Still another program, called Knowledge Discovery and Dissemination, might have helped detect Umar Farouk Abdulmutallab, the Nigerian bombing suspect who's alleged to have nearly caused a tragedy on Christmas Day in spite of a raft of clues, which weren't put together in time.
IARPA claims that KDD projects could improve massive databases that don't mesh well with one another, allowing key connections to go undetected.
In the Christmas bombing case, "the dots simply were not connected," Russell Travers, a deputy director at the National Counterterrorism Center, told the Senate Judiciary Committee last week at a hearing on the incident. "The U.S. government needs to improve its overall ability to piece together partial, fragmentary information from multiple collectors."
IARPA's ICARUS program will exploit the latest research by neuroscientists on how the human brain operates.
"Recent advances in our understanding of brain function ... have laid the groundwork for an ambitious new effort to understand human sense-making," according to IARPA's description of ICARUS.
For example, Juyang Weng, a Michigan State University expert on how robots learn from experience, attended an ICARUS information session in January and intends to submit a proposal to IARPA. He told the group that he's already working to develop machines that demonstrate "brain-like sense-making and reasoning."
"The subject of ICARUS is very challenging, but doable based on the latest breakthroughs," Weng said in an e-mail message. "The machine 'brain' must be autonomously developed so that it can accumulate experience from rich real-world experience."

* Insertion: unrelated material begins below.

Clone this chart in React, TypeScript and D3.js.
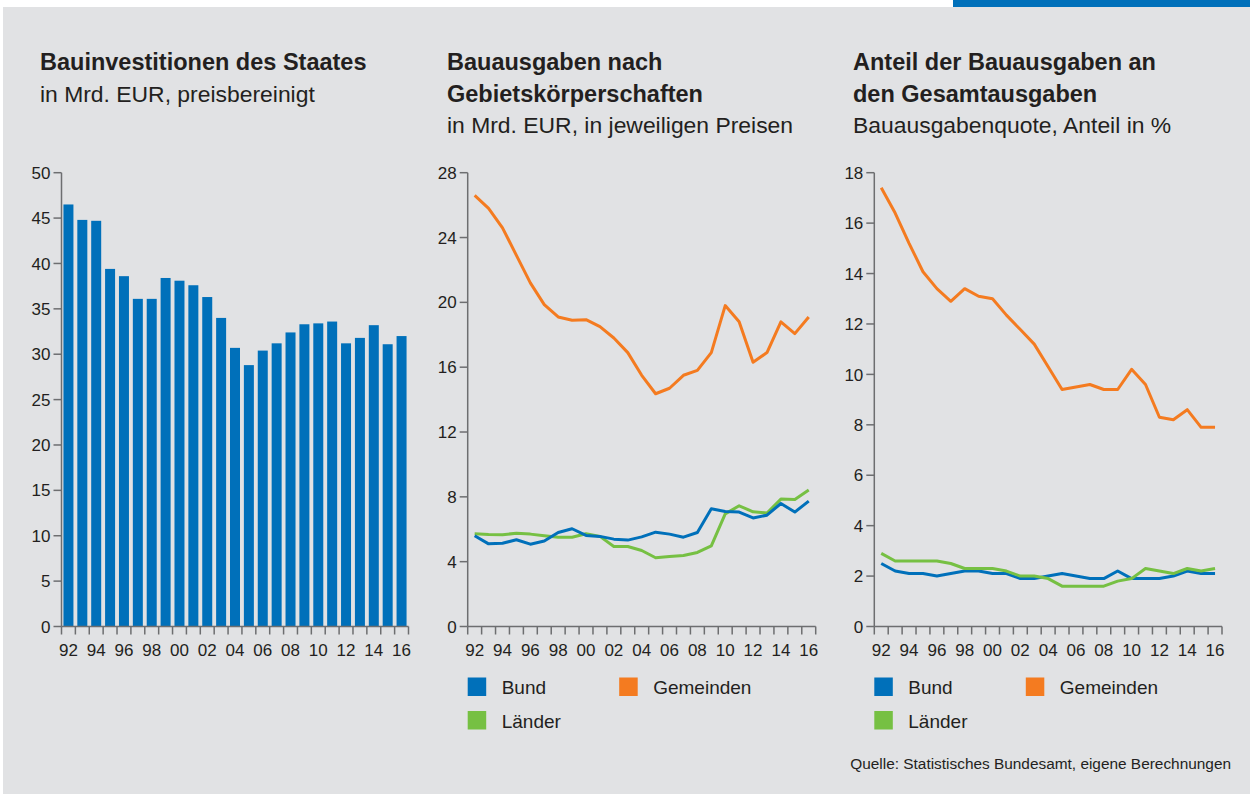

Similarly, computer giant IBM's "Blue Brain" project aims eventually to use supercomputers to "replicate an entire brain," project director Henry Markham told a computer technology conference last year in Long Beach, Calif.
Computer scientists Robert Sloan and Gyorgy Turan, of the University of Illinois at Chicago, won a $500,000 grant from the National Science Foundation to develop methods to build "common-sense knowledge bases" that can evolve as they take in new information.